*Brief:* Copy the lines holding the word "this", all of them.

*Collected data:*
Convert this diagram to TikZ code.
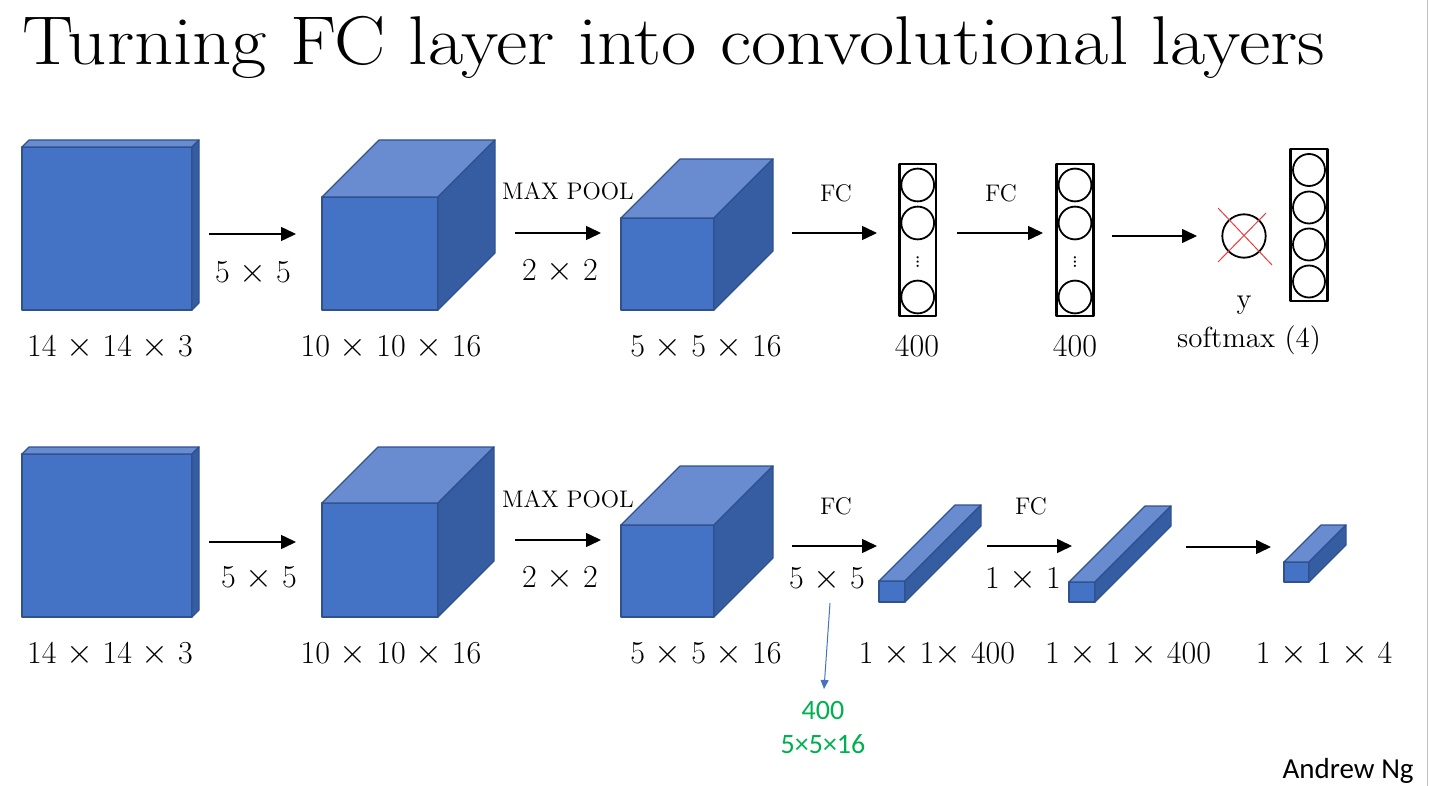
\documentclass[tikz,border=0pt]{standalone}
\usepackage{amsmath,amssymb}
\usepackage{fontspec}
\newfontfamily\carlito{Carlito}
\usepackage{tikz}
\usetikzlibrary{arrows.meta}
\definecolor{frontc}{RGB}{68,114,196}
\definecolor{topc}{RGB}{104,140,207}
\definecolor{sidec}{RGB}{54,93,161}
\definecolor{edgec}{RGB}{47,82,143}
\definecolor{notec}{RGB}{0,176,80}
\definecolor{crossc}{RGB}{235,60,60}
\tikzset{every picture/.style={x=0.5pt, y=-0.5pt, line join=round}}
\tikzset{titletext/.style={anchor=base west, inner sep=0pt, font=\fontsize{34.5}{40}\selectfont}}
\tikzset{dims/.style={anchor=base, inner sep=0pt, font=\fontsize{16}{19}\selectfont}}
\tikzset{opl/.style={anchor=base, inner sep=0pt, font=\fontsize{12}{14}\selectfont}}
\tikzset{sml/.style={anchor=base, inner sep=0pt, font=\fontsize{14.5}{17}\selectfont}}
\tikzset{note/.style={anchor=base, inner sep=0pt, text=notec, font=\carlito\fontsize{14}{17}\selectfont}}
\tikzset{arr/.style={line width=0.75pt, -{Triangle[length=7.5pt, width=7pt]}}}
\tikzset{thinarr/.style={draw=frontc, line width=0.5pt, -{Triangle[length=4.5pt, width=4pt]}}}
\tikzset{layerbox/.style={draw, line width=1.2pt, inner sep=0pt, minimum width=18.4pt, minimum height=76pt}}
\tikzset{neuron/.style={draw, circle, line width=0.9pt, inner sep=0pt, minimum size=16.4pt}}
\tikzset{vdot/.style={inner sep=0pt, rotate=90, font=\fontsize{11.5}{12}\selectfont}}
% front face at (#1,#2), width #3, height #4, depth #5
\newcommand{\layerblock}[5]{%
  \filldraw[fill=frontc, draw=edgec, line width=0.6pt] (#1,#2) rectangle ++(#3,#4);
  \filldraw[fill=topc, draw=edgec, line width=0.6pt] (#1,#2) -- ++(#5,-#5) -- ++(#3,0) -- ++(-#5,#5) -- cycle;
  \filldraw[fill=sidec, draw=edgec, line width=0.6pt] (#1+#3,#2) -- ++(#5,-#5) -- ++(0,#4) -- ++(-#5,#5) -- cycle;
}

\begin{document}
\begin{tikzpicture}
\useasboundingbox (0,0) rectangle (1429,786);
\draw[black!25, line width=0.75pt] (1427.5,0) -- (1427.5,786);
\node[titletext] (T) at (22,65) {\scalebox{1.113}[1]{Turning FC layer into convolutional layers}};

% top row
\layerblock{22}{147}{170}{163}{7}
\layerblock{322}{197}{116}{113}{57}
\layerblock{621}{218}{93}{92}{59}
\node[dims] (t1) at (110,356) {14 $\times$ 14 $\times$ 3};
\node[dims] (t2) at (253,283) {5 $\times$ 5};
\node[dims] (t3) at (391,356) {10 $\times$ 10 $\times$ 16};
\node[opl] (t4) at (568,200) {MAX POOL};
\node[dims] (t5) at (560,280) {2 $\times$ 2};
\node[dims] (t6) at (706,356) {5 $\times$ 5 $\times$ 16};
\node[opl] (t7) at (836,202) {FC};
\node[dims] (t8) at (917,356) {400};
\node[opl] (t9) at (1001,202) {FC};
\node[dims] (t10) at (1075,356) {400};
\node[sml] (t11) at (1244,308) {y};
\node[sml] (t12) at (1249,347) {softmax (4)};

\node[layerbox] (L1) at (917.7,240) {};
\node[neuron] (n1) at (917.7,185) {};
\node[neuron] (n2) at (917.7,223) {};
\node[neuron] (n3) at (917.7,297) {};
\node[vdot] (d1) at (917.7,262) {\ldots};
\node[layerbox] (L2) at (1075,240) {};
\node[neuron] (n4) at (1075,185) {};
\node[neuron] (n5) at (1075,223) {};
\node[neuron] (n6) at (1075,297) {};
\node[vdot] (d2) at (1075,262) {\ldots};
\node[neuron, minimum size=21.7pt] (yc) at (1244,236) {};
\draw[crossc, line width=0.5pt] (1218,208) -- (1272,265);
\draw[crossc, line width=0.5pt] (1266,213) -- (1218,262);
\node[layerbox] (L3) at (1309,225) {};
\node[neuron, minimum size=16pt] (s1) at (1309,170) {};
\node[neuron, minimum size=16pt] (s2) at (1309,207.5) {};
\node[neuron, minimum size=16pt] (s3) at (1309,244.5) {};
\node[neuron, minimum size=16pt] (s4) at (1309,281.5) {};

\coordinate (a1) at (209,234);
\coordinate (a2) at (296,234);
\coordinate (a3) at (515,233);
\coordinate (a4) at (601,233);
\coordinate (a5) at (792,233);
\coordinate (a6) at (877,233);
\coordinate (a7) at (957,233);
\coordinate (a8) at (1043,233);
\coordinate (a9) at (1112,236);
\coordinate (a10) at (1197,236);
\draw[arr] (a1) -- (a2);
\draw[arr] (a3) -- (a4);
\draw[arr] (a5) -- (a6);
\draw[arr] (a7) -- (a8);
\draw[arr] (a9) -- (a10);

% bottom row
\layerblock{22}{454}{170}{163}{7}
\layerblock{322}{503}{116}{114}{56}
\layerblock{621}{525}{93}{92}{59}
\layerblock{879}{581}{26}{21}{76}
\layerblock{1069}{582}{26}{20}{76}
\layerblock{1284}{562}{25}{20}{37}
\node[dims] (b1) at (110,663) {14 $\times$ 14 $\times$ 3};
\node[dims] (b2) at (259,587) {5 $\times$ 5};
\node[dims] (b3) at (391,663) {10 $\times$ 10 $\times$ 16};
\node[opl] (b4) at (568,507) {MAX POOL};
\node[dims] (b5) at (560,587) {2 $\times$ 2};
\node[dims] (b6) at (706,663) {5 $\times$ 5 $\times$ 16};
\node[opl] (b7) at (836,514) {FC};
\node[dims] (b8) at (827,588) {5 $\times$ 5};
\node[dims] (b9) at (937,663) {1 $\times$ 1$\times$ 400};
\node[opl] (b10) at (1031,514) {FC};
\node[dims] (b11) at (1023,588) {1 $\times$ 1};
\node[dims] (b12) at (1128,663) {1 $\times$ 1 $\times$ 400};
\node[dims] (b13) at (1324,663) {1 $\times$ 1 $\times$ 4};
\node[note] (g1) at (823,719) {400};
\node[note] (g2) at (823,753) {5×5×16};

\coordinate (c1) at (209,542);
\coordinate (c2) at (296,542);
\coordinate (c3) at (515,540);
\coordinate (c4) at (601,540);
\coordinate (c5) at (792,546);
\coordinate (c6) at (877,546);
\coordinate (c7) at (987,546);
\coordinate (c8) at (1072,546);
\coordinate (c9) at (1186,547);
\coordinate (c10) at (1271,547);
\draw[arr] (c1) -- (c2);
\draw[arr] (c3) -- (c4);
\draw[arr] (c5) -- (c6);
\draw[arr] (c7) -- (c8);
\draw[arr] (c9) -- (c10);
\coordinate (g0) at (830,603);
\coordinate (g3) at (824,689);
\draw[thinarr] (g0) -- (g3);

\node[anchor=base east, inner sep=0pt, font=\carlito\fontsize{14.5}{17}\selectfont] (AN) at (1414,778) {Andrew Ng};
\end{tikzpicture}
\end{document}
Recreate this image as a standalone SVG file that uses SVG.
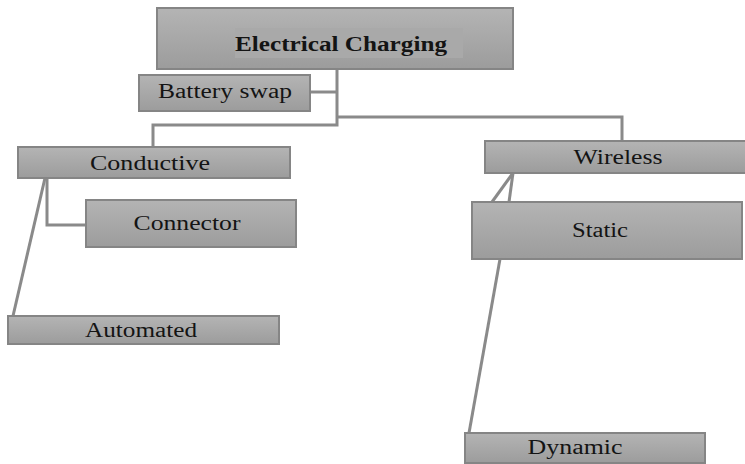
<svg xmlns="http://www.w3.org/2000/svg" width="745" height="464" viewBox="0 0 745 464">
<defs>
<linearGradient id="g" x1="0" y1="0" x2="0" y2="1">
<stop offset="0" stop-color="#b4b4b4"/>
<stop offset="1" stop-color="#9c9c9c"/>
</linearGradient>
</defs>
<style>
.box{fill:url(#g);stroke:#858585;stroke-width:2}
.t{font-family:"Liberation Serif","Times New Roman",serif;fill:#141414;text-anchor:middle;font-size:20px}
.c{fill:none;stroke:#8a8a8a;stroke-width:3}
</style>
<rect width="745" height="464" fill="#ffffff"/>
<g id="connectors">
<polyline class="c" points="337,69 337,125 153,125 153,147"/>
<polyline class="c" points="310,92 337,92"/>
<polyline class="c" points="337,117 622,117 622,141"/>
<polyline class="c" points="47,178 47,225 86,225"/>
<line class="c" x1="45" y1="178" x2="13" y2="316"/>
<line class="c" x1="513" y1="173" x2="492" y2="202"/>
<line class="c" x1="513" y1="173" x2="509" y2="202"/>
<line class="c" x1="500" y1="259" x2="469" y2="433"/>
</g>
<g id="electrical-charging">
<rect class="box" x="157" y="8" width="356" height="61"/>
<rect x="235" y="28" width="228" height="30" fill="#a9a9a9"/>
<text class="t" x="341" y="51" font-weight="bold" textLength="212" lengthAdjust="spacingAndGlyphs">Electrical Charging</text>
</g>
<g id="battery-swap">
<rect class="box" x="139" y="75" width="171" height="36"/>
<text class="t" x="225" y="98" textLength="134" lengthAdjust="spacingAndGlyphs">Battery swap</text>
</g>
<g id="conductive">
<rect class="box" x="18" y="147" width="272" height="31"/>
<text class="t" x="150" y="170" textLength="120" lengthAdjust="spacingAndGlyphs">Conductive</text>
</g>
<g id="connector">
<rect class="box" x="86" y="200" width="210" height="47"/>
<text class="t" x="187" y="230" textLength="107" lengthAdjust="spacingAndGlyphs">Connector</text>
</g>
<g id="automated">
<rect class="box" x="8" y="316" width="271" height="28"/>
<text class="t" x="141" y="337" textLength="112" lengthAdjust="spacingAndGlyphs">Automated</text>
</g>
<g id="wireless">
<rect class="box" x="485" y="141" width="262" height="32"/>
<text class="t" x="618" y="164" textLength="89" lengthAdjust="spacingAndGlyphs">Wireless</text>
</g>
<g id="static">
<rect class="box" x="472" y="202" width="270" height="57"/>
<text class="t" x="600" y="237" textLength="56" lengthAdjust="spacingAndGlyphs">Static</text>
</g>
<g id="dynamic">
<rect class="box" x="465" y="433" width="240" height="30"/>
<text class="t" x="575" y="454" textLength="95" lengthAdjust="spacingAndGlyphs">Dynamic</text>
</g>
</svg>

*Problem solution:*
Convert this diagram to TikZ code.
Recreate this image as a standalone SVG file that uses SVG.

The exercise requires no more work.